» **Task details**: Pictures stay out of the copy; set down each line of the listing below exactly.

» **Recorded information**:
....................
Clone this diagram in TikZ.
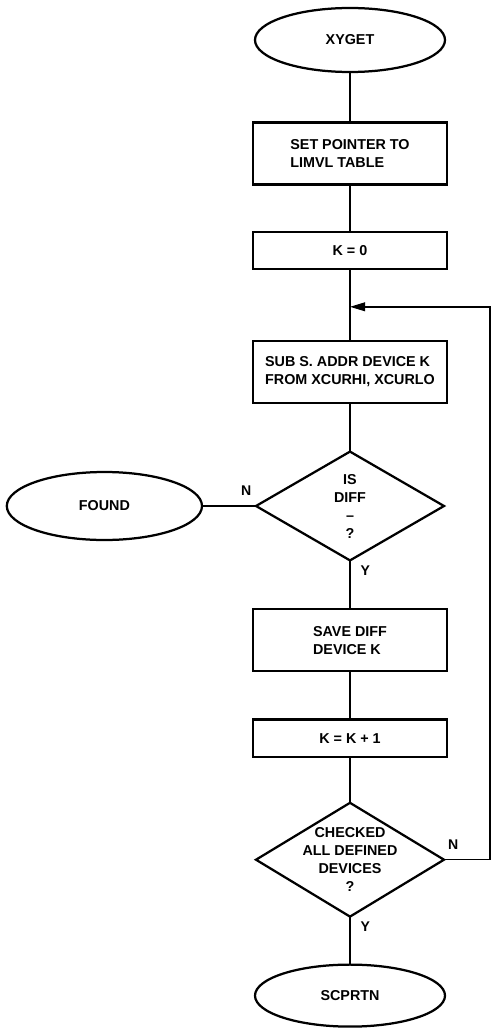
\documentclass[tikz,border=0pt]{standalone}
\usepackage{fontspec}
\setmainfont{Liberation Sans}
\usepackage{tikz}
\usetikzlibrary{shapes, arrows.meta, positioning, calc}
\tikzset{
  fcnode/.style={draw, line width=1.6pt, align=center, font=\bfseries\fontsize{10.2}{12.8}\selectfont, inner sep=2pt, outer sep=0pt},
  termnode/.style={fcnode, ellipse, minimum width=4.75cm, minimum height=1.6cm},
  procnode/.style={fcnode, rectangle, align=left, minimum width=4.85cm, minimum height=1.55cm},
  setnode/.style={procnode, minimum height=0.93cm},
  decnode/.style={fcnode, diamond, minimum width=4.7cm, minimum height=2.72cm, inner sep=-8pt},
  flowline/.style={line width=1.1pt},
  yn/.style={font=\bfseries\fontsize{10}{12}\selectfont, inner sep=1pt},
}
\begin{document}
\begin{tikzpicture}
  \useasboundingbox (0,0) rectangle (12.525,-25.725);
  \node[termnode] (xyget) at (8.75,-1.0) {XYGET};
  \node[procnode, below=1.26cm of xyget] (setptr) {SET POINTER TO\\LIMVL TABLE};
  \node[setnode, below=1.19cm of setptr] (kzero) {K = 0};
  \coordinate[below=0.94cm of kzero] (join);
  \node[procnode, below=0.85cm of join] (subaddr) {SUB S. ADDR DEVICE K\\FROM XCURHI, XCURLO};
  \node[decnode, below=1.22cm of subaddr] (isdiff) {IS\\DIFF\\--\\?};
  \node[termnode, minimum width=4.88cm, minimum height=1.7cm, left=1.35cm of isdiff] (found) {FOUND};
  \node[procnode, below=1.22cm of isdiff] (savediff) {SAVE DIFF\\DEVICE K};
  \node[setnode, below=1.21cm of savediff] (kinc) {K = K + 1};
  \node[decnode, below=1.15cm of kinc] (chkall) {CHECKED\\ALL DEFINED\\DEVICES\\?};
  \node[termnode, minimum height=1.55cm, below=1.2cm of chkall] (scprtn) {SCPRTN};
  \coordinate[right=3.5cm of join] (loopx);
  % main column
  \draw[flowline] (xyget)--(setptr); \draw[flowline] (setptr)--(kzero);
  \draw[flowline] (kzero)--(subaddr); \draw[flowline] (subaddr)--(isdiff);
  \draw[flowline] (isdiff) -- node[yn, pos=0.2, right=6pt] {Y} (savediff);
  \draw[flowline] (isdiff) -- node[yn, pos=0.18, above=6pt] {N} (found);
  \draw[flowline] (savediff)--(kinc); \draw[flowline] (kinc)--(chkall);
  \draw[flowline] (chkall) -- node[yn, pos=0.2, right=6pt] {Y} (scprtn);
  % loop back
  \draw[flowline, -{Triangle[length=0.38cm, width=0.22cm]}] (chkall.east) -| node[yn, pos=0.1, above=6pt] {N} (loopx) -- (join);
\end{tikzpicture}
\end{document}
....................
» **Reply**:
Clone this diagram in TikZ.
\documentclass[tikz,border=0pt]{standalone}
\usepackage{fontspec}
\setmainfont{Liberation Sans}
\usepackage{tikz}
\usetikzlibrary{shapes, arrows.meta, positioning, calc}
\tikzset{
  fcnode/.style={draw, line width=1.6pt, align=center, font=\bfseries\fontsize{10.2}{12.8}\selectfont, inner sep=2pt, outer sep=0pt},
  termnode/.style={fcnode, ellipse, minimum width=4.75cm, minimum height=1.6cm},
  procnode/.style={fcnode, rectangle, align=left, minimum width=4.85cm, minimum height=1.55cm},
  setnode/.style={procnode, minimum height=0.93cm},
  decnode/.style={fcnode, diamond, minimum width=4.7cm, minimum height=2.72cm, inner sep=-8pt},
  flowline/.style={line width=1.1pt},
  yn/.style={font=\bfseries\fontsize{10}{12}\selectfont, inner sep=1pt},
}
\begin{document}
\begin{tikzpicture}
  \useasboundingbox (0,0) rectangle (12.525,-25.725);
  \node[termnode] (xyget) at (8.75,-1.0) {XYGET};
  \node[procnode, below=1.26cm of xyget] (setptr) {SET POINTER TO\\LIMVL TABLE};
  \node[setnode, below=1.19cm of setptr] (kzero) {K = 0};
  \coordinate[below=0.94cm of kzero] (join);
  \node[procnode, below=0.85cm of join] (subaddr) {SUB S. ADDR DEVICE K\\FROM XCURHI, XCURLO};
  \node[decnode, below=1.22cm of subaddr] (isdiff) {IS\\DIFF\\--\\?};
  \node[termnode, minimum width=4.88cm, minimum height=1.7cm, left=1.35cm of isdiff] (found) {FOUND};
  \node[procnode, below=1.22cm of isdiff] (savediff) {SAVE DIFF\\DEVICE K};
  \node[setnode, below=1.21cm of savediff] (kinc) {K = K + 1};
  \node[decnode, below=1.15cm of kinc] (chkall) {CHECKED\\ALL DEFINED\\DEVICES\\?};
  \node[termnode, minimum height=1.55cm, below=1.2cm of chkall] (scprtn) {SCPRTN};
  \coordinate[right=3.5cm of join] (loopx);
  % main column
  \draw[flowline] (xyget)--(setptr); \draw[flowline] (setptr)--(kzero);
  \draw[flowline] (kzero)--(subaddr); \draw[flowline] (subaddr)--(isdiff);
  \draw[flowline] (isdiff) -- node[yn, pos=0.2, right=6pt] {Y} (savediff);
  \draw[flowline] (isdiff) -- node[yn, pos=0.18, above=6pt] {N} (found);
  \draw[flowline] (savediff)--(kinc); \draw[flowline] (kinc)--(chkall);
  \draw[flowline] (chkall) -- node[yn, pos=0.2, right=6pt] {Y} (scprtn);
  % loop back
  \draw[flowline, -{Triangle[length=0.38cm, width=0.22cm]}] (chkall.east) -| node[yn, pos=0.1, above=6pt] {N} (loopx) -- (join);
\end{tikzpicture}
\end{document}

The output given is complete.